Probate Attorney in New York City
Handling All Your Probate & Estate Administration Needs
Probate is the process by which the courts determine that a will is valid and is approved for execution. In New York State, it is the surrogate court that decides on the validity of a will. The executor named in the will initiates and oversees the probate process and may wish to hire an attorney to act on their behalf, but they can also manage the process themselves if they are confident in doing so successfully. Every county has its own surrogate court, and your executor will need to start proceedings in the county of your primary residence.
The following are key steps that must be taken to get a will through probate:
- The executor files the will (original) and a certified copy of the decedent's death certificate with the probate petition and other supporting documents. The surrogate court where papers will be filed has to be in the county where the decedent had their primary residence.

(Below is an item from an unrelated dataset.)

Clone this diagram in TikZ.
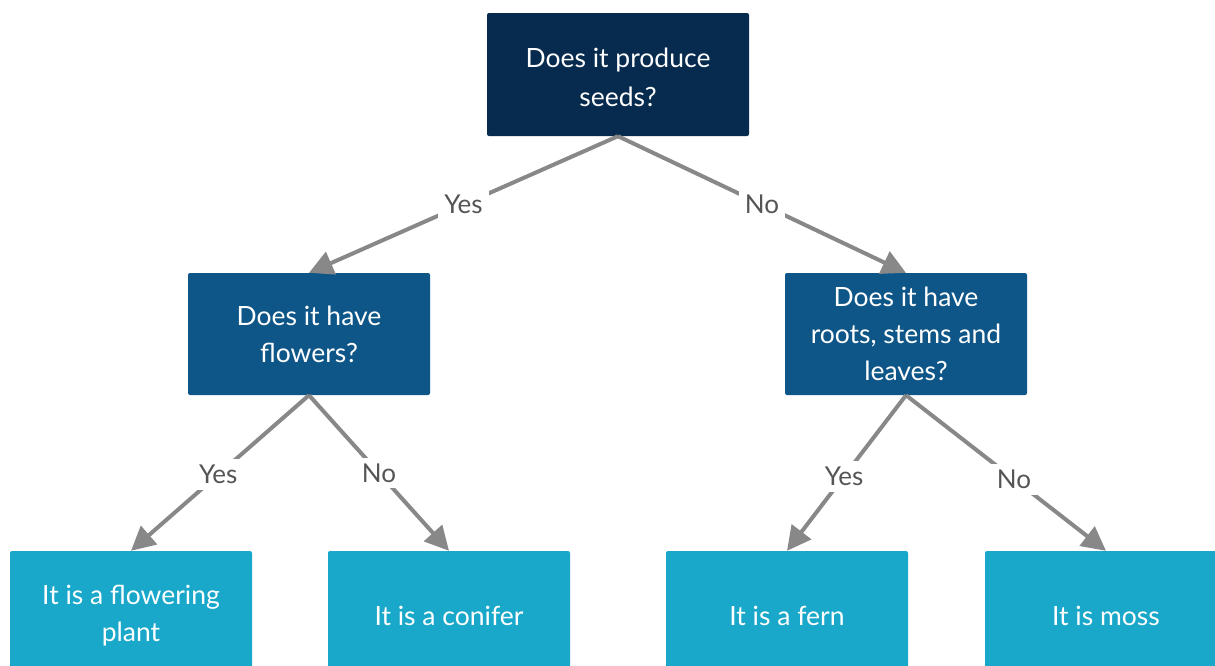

- The executor must include the heir ("distributees") in the probate petition. Additionally, distributees must be served a "citation," which is a formal notice that gives the surrogate court jurisdiction to determine the rights of each beneficiary. A citation is also a means of informing heirs as to who is the executor. They can either sign a waiver and consent to the appointment of the executor, or go to court to challenge the appointment.
- A filing fee must be paid, and the amount depends on the size of the estate.
The probate process is—as acknowledged by the New York Court system—not a straightforward one. The paperwork can be complex, so having an attorney to guide you will help ensure a faster, more efficient, and satisfactory outcome. If time is of the essence (e.g. the decedent's family needs cash flow to live on or pay the mortgage of their shared home etc.), you want to ensure that you get all the paperwork right the first time around. A skilled probate attorney in New York City can guide you through every stage of probate, helping you make sound decisions along the way.
Avoiding Probate Court in New York
Probate court proceedings can be long and confusing. In New York, there are ways to avoid probate. If you wish to avoid probate, a living trust may help you. A living trust can be made for any asset that you own, such as real estate, financial accounts, vehicles, and more.
When a living trust is created, you will be able to name someone as a trustee who will carry out your wishes after your death (a “successor trustee”). To set up the living trust, you must transfer ownership of your property to yourself as a “trustee” of the trust. Your property will be taken care of depending on the terms that you create in the trust. When you pass away, the trustee will transfer your property to your beneficiaries as specified in your trust. By setting this up, you can avoid disputes within your family about your estate.
Some assets can simply bypass the probate & administration court system. These assets can be immediately distributed if you’ve already designated beneficiaries (e.g. for life insurance) or share the asset account with your spouse or partner (e.g. bank accounts, stocks, and other investments). Beneficiaries can access and receive funds directly from the companies that hold these assets for you, typically within a relatively short time. Creating beneficiary designations often takes very little paperwork and no more than a few minutes.
While beneficiary designations allow assets like life insurance to avoid probate & administration, they are still part of your estate, which means the death benefits are taxable—unless you’ve made tax arrangements.
If a person dies intestate (i.e. without a will), an adult who is a potential heir (e.g. spouse, partner, parent, etc.) will have to petition the courts to decide what your estate is and how it is to be distributed. New York state law refers to this process as administration. The court will appoint an administrator to oversee this process—the administrator has the same fiduciary responsibilities as the executor and probate, but they were appointed by the court rather than a will.
Administration can take considerably longer than probate because there is no will to guide the court regarding the distribution process. Locating assets, gathering information on them from the relevant financial institutions, and presenting them to the court can take several months.
Note: In New York, neither probate nor administration proceedings are required by law if the decedent's estate is less than $30,000 (personal property only, and excluding real estate). In such cases, a voluntary administration proceeding should be filed by the voluntary administrator with the surrogate court regardless of whether a will exists. Distribution of property will be according to the will if there is one, and if not, then according to law.